Ambiguity is a fact of daily life for a startup.

He's right. No matter how well thought-out your business plan, no matter how much experience you have in the industry, no matter how prepared you think you are for every contingency... as the eminent philosopher Mike Tyson says, "Everyone has a plan until they get punched in the mouth."

His point? Adversity doesn't define you. Ambiguity doesn't define you. Chaos doesn't define you. How you respond to adversity, ambiguity, and chaos is what defines you -- and is what defines your company.

People love to say, "You need to know what you don't know," and while that sounds great, how can you know what you don't know until you find out what you don't know?

Where a startup is concerned, it's impossible to avoid ambiguity. In fact, ambiguity -- feeling unsure about how to react, how respond, how to move forward, how exactly to do the right things the right way -- is your friend.

Ambiguity is an opportunity.

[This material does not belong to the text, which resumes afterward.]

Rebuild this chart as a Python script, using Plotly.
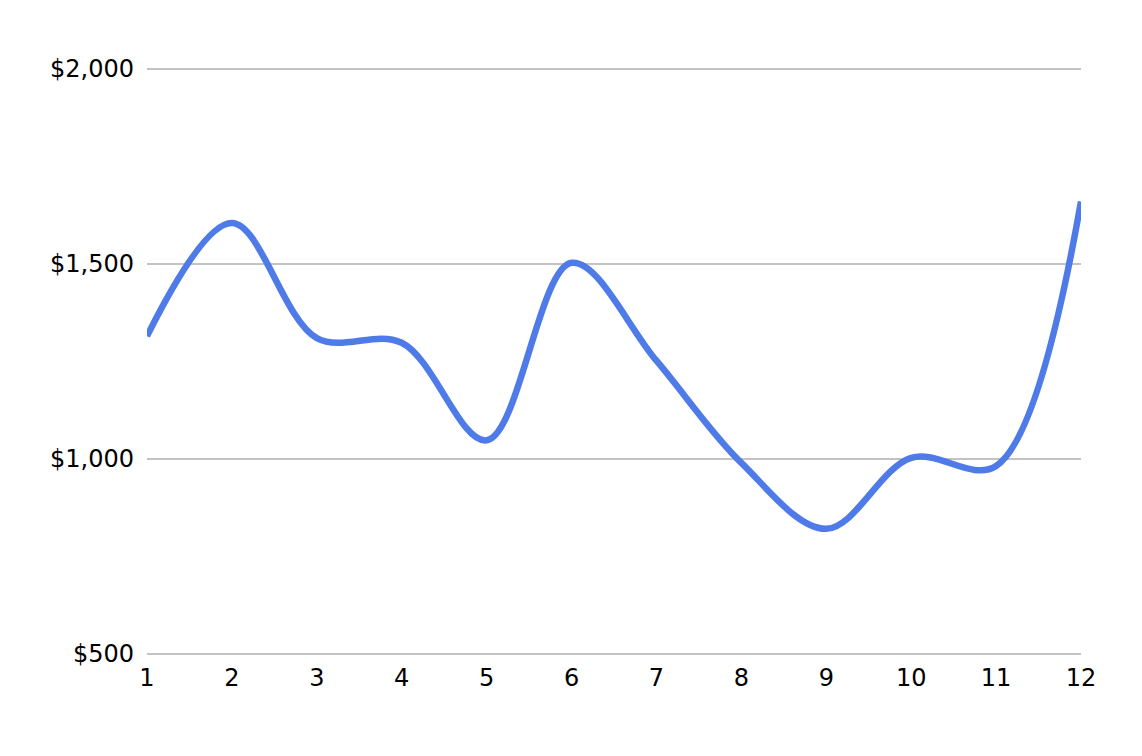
import plotly.graph_objects as go

months = [1, 2, 3, 4, 5, 6, 7, 8, 9, 10, 11, 12]
values = [1315, 1605, 1310, 1298, 1048, 1503, 1252, 990, 821, 1003, 982, 1660]
y_ticks = [500, 1000, 1500, 2000]
y_labels = ["$500", "$1,000", "$1,500", "$2,000"]

fig = go.Figure()
fig.add_trace(go.Scatter(
    x=months, y=values, mode="lines",
    line=dict(color="#4f7be8", width=6.5, shape="spline", smoothing=1),
))
fig.update_layout(
    width=1142, height=756,
    margin=dict(l=147, r=61, t=64, b=97),
    paper_bgcolor="white", plot_bgcolor="white",
    showlegend=False,
    font=dict(family="DejaVu Sans", size=24, color="black"),
    xaxis=dict(range=[1, 12], tickvals=months, showgrid=False, zeroline=False,
               showline=False, ticks="", automargin=False, ticklabelstandoff=2,
               tickfont=dict(size=24)),
    yaxis=dict(range=[487.18, 2012.82], tickvals=y_ticks, ticktext=y_labels,
               showgrid=True, gridcolor="#c3c3c3", gridwidth=1.5, zeroline=False,
               showline=False, ticks="", ticklabelstandoff=12, automargin=False,
               tickfont=dict(size=24)),
)
fig.write_html("out.html", config={"displayModeBar": False},
               post_script="document.body.style.margin='0';")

Ambiguity provides the perfect opportunity for you and your team to determine the steps to turn uncertainty into clear decisions and clear results.

Of course, transforming ambiguity into clarity isn't easy. Everything involved in finding the right path -- data analysis, brainstorming, strategy sessions, initiatives, training, the list goes on -- requires devoting time and resources to solving problems as they arise. Otherwise, you'll fight the same fires, and no startup can afford that.

Don't be afraid of ambiguity. Embrace it -- because somewhere inside all that uncertainty is the opportunity to make your business better.